> [EXERCISE PROMPT]
Copy out the listing in full, exactly as written, but not its pictures.

> [SUPPLIED INFORMATION]
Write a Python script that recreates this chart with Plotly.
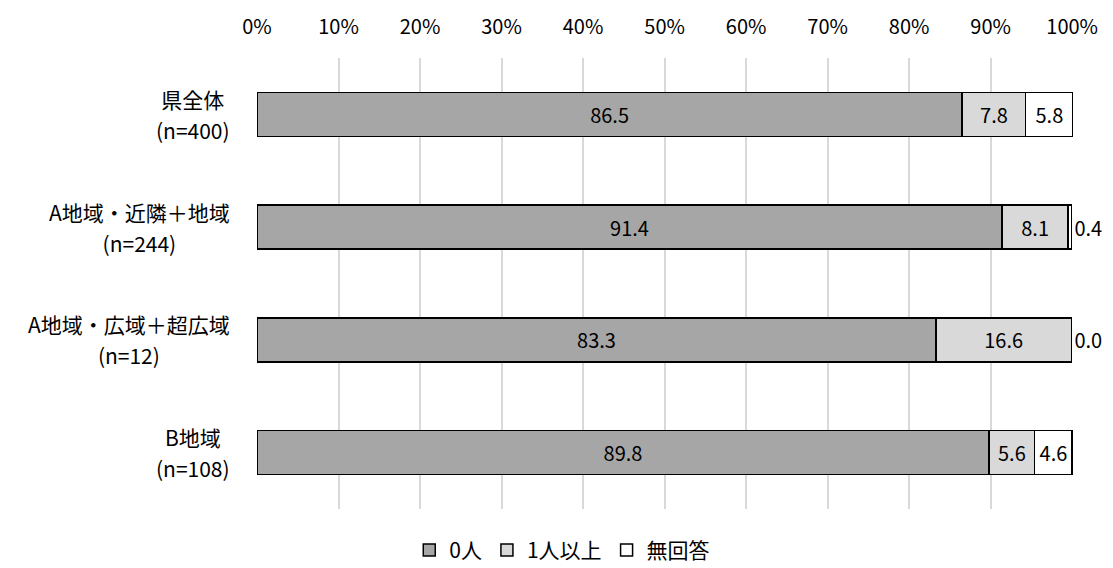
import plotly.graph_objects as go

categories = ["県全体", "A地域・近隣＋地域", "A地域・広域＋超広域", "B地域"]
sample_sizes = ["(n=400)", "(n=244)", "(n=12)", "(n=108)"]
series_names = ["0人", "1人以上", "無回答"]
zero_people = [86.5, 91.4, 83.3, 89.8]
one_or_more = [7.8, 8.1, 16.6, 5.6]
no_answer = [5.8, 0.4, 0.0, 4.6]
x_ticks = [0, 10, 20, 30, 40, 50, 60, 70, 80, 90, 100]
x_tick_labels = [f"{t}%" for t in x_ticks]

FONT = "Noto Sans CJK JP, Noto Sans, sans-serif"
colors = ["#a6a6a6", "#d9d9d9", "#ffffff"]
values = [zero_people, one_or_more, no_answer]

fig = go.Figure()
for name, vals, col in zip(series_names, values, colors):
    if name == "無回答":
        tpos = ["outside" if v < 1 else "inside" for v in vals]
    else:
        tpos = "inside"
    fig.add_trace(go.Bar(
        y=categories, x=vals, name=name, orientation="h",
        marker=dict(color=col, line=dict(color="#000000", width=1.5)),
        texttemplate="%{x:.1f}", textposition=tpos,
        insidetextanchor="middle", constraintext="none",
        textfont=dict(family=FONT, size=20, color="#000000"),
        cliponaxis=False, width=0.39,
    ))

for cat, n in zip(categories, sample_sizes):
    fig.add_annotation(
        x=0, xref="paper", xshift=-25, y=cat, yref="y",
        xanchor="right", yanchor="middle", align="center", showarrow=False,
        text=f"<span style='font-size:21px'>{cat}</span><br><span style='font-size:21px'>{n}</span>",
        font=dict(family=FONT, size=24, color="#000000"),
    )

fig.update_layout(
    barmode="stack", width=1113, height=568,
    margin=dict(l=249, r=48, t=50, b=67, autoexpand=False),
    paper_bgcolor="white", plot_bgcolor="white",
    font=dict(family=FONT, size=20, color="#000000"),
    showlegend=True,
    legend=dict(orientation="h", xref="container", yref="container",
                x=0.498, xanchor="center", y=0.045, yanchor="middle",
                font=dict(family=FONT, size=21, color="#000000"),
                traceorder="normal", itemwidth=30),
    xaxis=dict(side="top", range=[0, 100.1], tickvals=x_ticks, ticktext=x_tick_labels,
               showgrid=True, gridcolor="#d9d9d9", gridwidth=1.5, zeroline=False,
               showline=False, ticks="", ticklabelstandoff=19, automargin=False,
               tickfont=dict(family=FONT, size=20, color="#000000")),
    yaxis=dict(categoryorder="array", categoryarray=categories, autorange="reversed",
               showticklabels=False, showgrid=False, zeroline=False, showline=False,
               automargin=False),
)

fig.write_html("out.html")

> [COMPLETED EXERCISE]
Write a Python script that recreates this chart with Plotly.
import plotly.graph_objects as go

categories = ["県全体", "A地域・近隣＋地域", "A地域・広域＋超広域", "B地域"]
sample_sizes = ["(n=400)", "(n=244)", "(n=12)", "(n=108)"]
series_names = ["0人", "1人以上", "無回答"]
zero_people = [86.5, 91.4, 83.3, 89.8]
one_or_more = [7.8, 8.1, 16.6, 5.6]
no_answer = [5.8, 0.4, 0.0, 4.6]
x_ticks = [0, 10, 20, 30, 40, 50, 60, 70, 80, 90, 100]
x_tick_labels = [f"{t}%" for t in x_ticks]

FONT = "Noto Sans CJK JP, Noto Sans, sans-serif"
colors = ["#a6a6a6", "#d9d9d9", "#ffffff"]
values = [zero_people, one_or_more, no_answer]

fig = go.Figure()
for name, vals, col in zip(series_names, values, colors):
    if name == "無回答":
        tpos = ["outside" if v < 1 else "inside" for v in vals]
    else:
        tpos = "inside"
    fig.add_trace(go.Bar(
        y=categories, x=vals, name=name, orientation="h",
        marker=dict(color=col, line=dict(color="#000000", width=1.5)),
        texttemplate="%{x:.1f}", textposition=tpos,
        insidetextanchor="middle", constraintext="none",
        textfont=dict(family=FONT, size=20, color="#000000"),
        cliponaxis=False, width=0.39,
    ))

for cat, n in zip(categories, sample_sizes):
    fig.add_annotation(
        x=0, xref="paper", xshift=-25, y=cat, yref="y",
        xanchor="right", yanchor="middle", align="center", showarrow=False,
        text=f"<span style='font-size:21px'>{cat}</span><br><span style='font-size:21px'>{n}</span>",
        font=dict(family=FONT, size=24, color="#000000"),
    )

fig.update_layout(
    barmode="stack", width=1113, height=568,
    margin=dict(l=249, r=48, t=50, b=67, autoexpand=False),
    paper_bgcolor="white", plot_bgcolor="white",
    font=dict(family=FONT, size=20, color="#000000"),
    showlegend=True,
    legend=dict(orientation="h", xref="container", yref="container",
                x=0.498, xanchor="center", y=0.045, yanchor="middle",
                font=dict(family=FONT, size=21, color="#000000"),
                traceorder="normal", itemwidth=30),
    xaxis=dict(side="top", range=[0, 100.1], tickvals=x_ticks, ticktext=x_tick_labels,
               showgrid=True, gridcolor="#d9d9d9", gridwidth=1.5, zeroline=False,
               showline=False, ticks="", ticklabelstandoff=19, automargin=False,
               tickfont=dict(family=FONT, size=20, color="#000000")),
    yaxis=dict(categoryorder="array", categoryarray=categories, autorange="reversed",
               showticklabels=False, showgrid=False, zeroline=False, showline=False,
               automargin=False),
)

fig.write_html("out.html")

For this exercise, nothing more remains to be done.